STATED GOAL → Look in the material below for the line with "Write a web" and the line with "const font = 'DejaVu Sans';", then set down exactly those two lines and all lines between, nothing more.

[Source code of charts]
========================================================================

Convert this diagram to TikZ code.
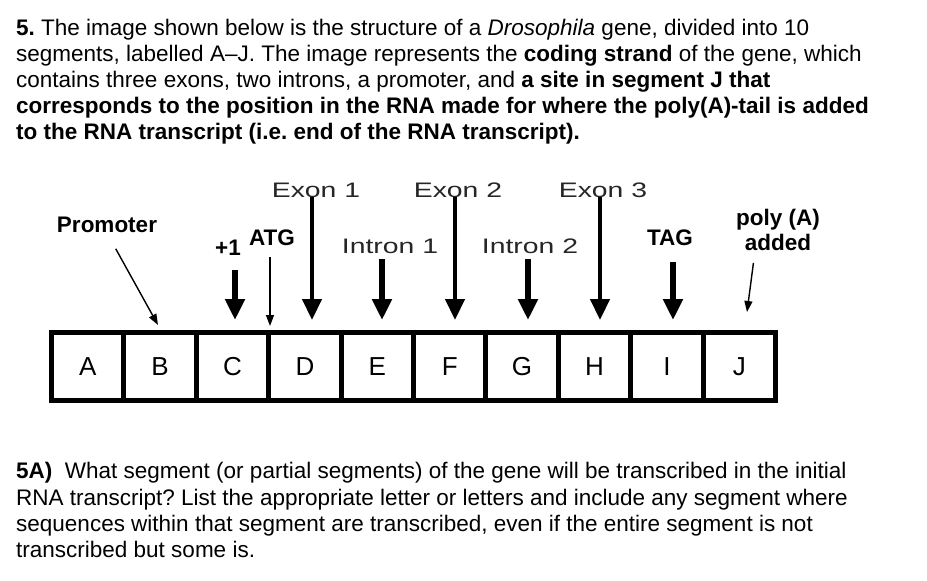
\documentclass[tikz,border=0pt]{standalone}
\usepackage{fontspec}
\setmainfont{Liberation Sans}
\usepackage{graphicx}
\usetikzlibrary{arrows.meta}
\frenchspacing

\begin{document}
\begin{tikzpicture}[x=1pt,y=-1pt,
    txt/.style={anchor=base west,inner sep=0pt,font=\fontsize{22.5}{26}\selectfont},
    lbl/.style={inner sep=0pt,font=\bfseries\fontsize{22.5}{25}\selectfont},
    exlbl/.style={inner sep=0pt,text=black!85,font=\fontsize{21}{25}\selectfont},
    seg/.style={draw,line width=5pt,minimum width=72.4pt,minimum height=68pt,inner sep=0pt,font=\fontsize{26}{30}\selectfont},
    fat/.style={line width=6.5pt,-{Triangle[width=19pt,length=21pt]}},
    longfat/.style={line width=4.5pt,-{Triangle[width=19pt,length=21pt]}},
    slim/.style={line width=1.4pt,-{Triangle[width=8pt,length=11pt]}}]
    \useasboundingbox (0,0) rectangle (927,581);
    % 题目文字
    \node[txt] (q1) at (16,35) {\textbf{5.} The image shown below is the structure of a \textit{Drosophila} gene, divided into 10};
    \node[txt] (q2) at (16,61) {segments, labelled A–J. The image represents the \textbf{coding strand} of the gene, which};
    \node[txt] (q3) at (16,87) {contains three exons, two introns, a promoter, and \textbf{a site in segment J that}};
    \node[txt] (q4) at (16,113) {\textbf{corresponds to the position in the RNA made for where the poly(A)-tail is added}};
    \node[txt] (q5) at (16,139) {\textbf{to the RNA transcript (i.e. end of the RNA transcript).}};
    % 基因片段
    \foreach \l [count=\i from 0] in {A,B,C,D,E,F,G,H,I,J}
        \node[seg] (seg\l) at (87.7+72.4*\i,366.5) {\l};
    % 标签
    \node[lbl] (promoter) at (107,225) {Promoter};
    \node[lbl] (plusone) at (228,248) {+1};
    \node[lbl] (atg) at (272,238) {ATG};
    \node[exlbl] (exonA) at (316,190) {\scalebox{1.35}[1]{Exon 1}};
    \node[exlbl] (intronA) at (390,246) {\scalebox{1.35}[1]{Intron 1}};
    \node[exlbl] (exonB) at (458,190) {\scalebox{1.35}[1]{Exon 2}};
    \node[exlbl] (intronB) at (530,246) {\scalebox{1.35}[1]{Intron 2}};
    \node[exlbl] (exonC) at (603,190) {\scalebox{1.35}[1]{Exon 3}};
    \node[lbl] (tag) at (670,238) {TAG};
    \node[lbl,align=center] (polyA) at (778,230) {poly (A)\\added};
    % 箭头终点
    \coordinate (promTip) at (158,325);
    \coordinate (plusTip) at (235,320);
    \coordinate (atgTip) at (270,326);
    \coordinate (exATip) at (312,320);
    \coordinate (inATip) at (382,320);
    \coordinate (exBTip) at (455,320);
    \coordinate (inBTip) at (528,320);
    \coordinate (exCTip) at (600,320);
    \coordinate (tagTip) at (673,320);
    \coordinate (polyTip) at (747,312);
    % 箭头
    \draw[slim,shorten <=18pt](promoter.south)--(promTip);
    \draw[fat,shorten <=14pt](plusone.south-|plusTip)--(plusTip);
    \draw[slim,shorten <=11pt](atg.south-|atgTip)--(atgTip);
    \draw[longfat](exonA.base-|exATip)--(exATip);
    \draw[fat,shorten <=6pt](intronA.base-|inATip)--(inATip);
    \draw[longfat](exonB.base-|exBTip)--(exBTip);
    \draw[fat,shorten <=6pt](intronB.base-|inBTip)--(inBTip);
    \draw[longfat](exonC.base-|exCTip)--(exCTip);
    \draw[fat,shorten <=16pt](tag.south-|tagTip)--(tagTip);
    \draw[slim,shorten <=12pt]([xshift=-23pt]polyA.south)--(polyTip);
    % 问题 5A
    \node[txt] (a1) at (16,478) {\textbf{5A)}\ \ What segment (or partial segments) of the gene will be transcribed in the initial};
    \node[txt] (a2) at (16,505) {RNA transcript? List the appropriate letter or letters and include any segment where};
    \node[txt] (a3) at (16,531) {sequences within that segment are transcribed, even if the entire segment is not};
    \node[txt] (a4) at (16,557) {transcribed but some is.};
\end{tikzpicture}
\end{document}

========================================================================

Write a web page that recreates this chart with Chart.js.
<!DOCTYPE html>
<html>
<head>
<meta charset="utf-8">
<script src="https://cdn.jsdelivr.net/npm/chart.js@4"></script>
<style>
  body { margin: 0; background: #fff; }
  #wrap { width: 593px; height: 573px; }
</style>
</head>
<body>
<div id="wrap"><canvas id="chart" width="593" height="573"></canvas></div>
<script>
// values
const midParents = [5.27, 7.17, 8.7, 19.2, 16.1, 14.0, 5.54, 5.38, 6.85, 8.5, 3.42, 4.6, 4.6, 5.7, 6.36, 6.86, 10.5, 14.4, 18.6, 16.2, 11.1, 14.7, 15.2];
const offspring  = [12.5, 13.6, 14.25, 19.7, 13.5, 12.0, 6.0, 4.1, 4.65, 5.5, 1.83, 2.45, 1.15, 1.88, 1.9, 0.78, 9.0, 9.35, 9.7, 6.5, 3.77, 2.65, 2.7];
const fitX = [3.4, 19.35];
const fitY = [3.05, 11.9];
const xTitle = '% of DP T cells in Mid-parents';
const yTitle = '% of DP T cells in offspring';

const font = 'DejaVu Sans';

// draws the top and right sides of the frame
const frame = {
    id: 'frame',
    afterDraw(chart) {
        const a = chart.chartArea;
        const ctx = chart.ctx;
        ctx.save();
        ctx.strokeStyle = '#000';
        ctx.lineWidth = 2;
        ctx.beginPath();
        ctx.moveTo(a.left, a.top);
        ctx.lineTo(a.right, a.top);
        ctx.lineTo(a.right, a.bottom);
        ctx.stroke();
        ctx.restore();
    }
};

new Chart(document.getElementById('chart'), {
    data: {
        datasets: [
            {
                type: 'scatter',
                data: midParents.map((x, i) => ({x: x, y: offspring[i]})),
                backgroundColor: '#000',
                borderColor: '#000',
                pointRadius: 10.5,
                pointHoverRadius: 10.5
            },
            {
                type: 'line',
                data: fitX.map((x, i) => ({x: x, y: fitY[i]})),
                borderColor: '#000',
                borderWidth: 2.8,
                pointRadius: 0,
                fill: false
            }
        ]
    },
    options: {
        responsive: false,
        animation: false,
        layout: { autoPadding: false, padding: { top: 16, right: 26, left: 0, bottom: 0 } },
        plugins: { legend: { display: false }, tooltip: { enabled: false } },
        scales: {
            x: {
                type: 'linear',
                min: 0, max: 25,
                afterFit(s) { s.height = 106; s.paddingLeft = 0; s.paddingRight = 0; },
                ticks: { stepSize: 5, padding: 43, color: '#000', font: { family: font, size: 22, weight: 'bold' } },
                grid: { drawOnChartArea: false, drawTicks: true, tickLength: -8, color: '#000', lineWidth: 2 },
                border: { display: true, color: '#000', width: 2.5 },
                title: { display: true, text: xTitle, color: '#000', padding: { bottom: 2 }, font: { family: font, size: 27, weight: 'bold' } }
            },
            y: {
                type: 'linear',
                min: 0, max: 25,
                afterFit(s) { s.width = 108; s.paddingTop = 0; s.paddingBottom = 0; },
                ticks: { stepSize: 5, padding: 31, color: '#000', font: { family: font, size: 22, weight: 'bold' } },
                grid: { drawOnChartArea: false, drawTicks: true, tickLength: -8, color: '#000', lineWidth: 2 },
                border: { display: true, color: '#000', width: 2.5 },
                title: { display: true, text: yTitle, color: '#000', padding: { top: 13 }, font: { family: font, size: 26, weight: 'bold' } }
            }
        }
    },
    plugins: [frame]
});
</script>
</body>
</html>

========================================================================

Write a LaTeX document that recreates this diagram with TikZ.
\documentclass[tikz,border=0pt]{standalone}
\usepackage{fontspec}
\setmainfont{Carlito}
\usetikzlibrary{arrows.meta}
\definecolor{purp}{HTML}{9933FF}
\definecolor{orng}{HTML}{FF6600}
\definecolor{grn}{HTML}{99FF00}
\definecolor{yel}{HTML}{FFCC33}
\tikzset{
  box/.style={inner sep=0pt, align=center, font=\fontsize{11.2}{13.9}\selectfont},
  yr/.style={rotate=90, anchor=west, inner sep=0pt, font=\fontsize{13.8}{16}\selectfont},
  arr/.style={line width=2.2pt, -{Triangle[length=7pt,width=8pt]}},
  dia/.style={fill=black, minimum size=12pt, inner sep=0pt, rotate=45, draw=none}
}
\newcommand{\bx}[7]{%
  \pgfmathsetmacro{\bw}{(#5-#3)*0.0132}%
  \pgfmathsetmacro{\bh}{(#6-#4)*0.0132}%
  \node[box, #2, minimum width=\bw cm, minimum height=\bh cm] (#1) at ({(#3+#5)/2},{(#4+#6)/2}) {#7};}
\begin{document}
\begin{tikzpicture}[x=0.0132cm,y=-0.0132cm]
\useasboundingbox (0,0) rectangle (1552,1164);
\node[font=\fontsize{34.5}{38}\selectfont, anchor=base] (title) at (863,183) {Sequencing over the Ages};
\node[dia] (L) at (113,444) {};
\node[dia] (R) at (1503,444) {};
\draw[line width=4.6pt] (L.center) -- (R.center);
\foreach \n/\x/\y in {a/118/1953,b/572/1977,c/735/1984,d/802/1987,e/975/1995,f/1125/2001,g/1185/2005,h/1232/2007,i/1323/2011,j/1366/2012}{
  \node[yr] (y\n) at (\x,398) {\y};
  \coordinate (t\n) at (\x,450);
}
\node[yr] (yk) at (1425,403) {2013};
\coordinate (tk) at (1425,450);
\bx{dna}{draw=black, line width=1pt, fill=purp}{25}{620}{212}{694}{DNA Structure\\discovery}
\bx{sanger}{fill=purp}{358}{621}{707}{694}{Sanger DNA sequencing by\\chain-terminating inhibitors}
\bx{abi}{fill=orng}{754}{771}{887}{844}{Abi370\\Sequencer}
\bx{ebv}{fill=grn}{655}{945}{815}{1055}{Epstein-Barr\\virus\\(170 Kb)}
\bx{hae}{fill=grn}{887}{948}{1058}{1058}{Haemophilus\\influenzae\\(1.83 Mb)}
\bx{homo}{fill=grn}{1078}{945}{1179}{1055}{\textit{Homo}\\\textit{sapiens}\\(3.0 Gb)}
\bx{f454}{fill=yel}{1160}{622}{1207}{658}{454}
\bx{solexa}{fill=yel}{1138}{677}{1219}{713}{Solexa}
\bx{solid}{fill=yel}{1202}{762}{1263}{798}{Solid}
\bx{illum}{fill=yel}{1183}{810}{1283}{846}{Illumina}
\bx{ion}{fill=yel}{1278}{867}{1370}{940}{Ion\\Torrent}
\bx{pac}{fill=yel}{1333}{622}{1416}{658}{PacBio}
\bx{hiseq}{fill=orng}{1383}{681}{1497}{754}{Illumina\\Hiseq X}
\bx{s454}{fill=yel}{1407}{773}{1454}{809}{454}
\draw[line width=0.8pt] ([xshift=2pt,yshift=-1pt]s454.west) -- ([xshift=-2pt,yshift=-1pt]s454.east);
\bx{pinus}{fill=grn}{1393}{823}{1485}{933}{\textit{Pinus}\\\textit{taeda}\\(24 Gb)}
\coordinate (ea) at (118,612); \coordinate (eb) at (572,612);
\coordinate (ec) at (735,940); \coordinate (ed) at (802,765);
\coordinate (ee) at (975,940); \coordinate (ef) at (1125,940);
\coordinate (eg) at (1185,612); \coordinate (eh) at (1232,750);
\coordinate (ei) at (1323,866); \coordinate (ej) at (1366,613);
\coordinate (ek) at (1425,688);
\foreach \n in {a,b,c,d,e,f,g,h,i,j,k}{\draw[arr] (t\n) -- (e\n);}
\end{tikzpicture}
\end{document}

========================================================================

FINAL RESULT →
Write a web page that recreates this chart with Chart.js.
<!DOCTYPE html>
<html>
<head>
<meta charset="utf-8">
<script src="https://cdn.jsdelivr.net/npm/chart.js@4"></script>
<style>
  body { margin: 0; background: #fff; }
  #wrap { width: 593px; height: 573px; }
</style>
</head>
<body>
<div id="wrap"><canvas id="chart" width="593" height="573"></canvas></div>
<script>
// values
const midParents = [5.27, 7.17, 8.7, 19.2, 16.1, 14.0, 5.54, 5.38, 6.85, 8.5, 3.42, 4.6, 4.6, 5.7, 6.36, 6.86, 10.5, 14.4, 18.6, 16.2, 11.1, 14.7, 15.2];
const offspring  = [12.5, 13.6, 14.25, 19.7, 13.5, 12.0, 6.0, 4.1, 4.65, 5.5, 1.83, 2.45, 1.15, 1.88, 1.9, 0.78, 9.0, 9.35, 9.7, 6.5, 3.77, 2.65, 2.7];
const fitX = [3.4, 19.35];
const fitY = [3.05, 11.9];
const xTitle = '% of DP T cells in Mid-parents';
const yTitle = '% of DP T cells in offspring';

const font = 'DejaVu Sans';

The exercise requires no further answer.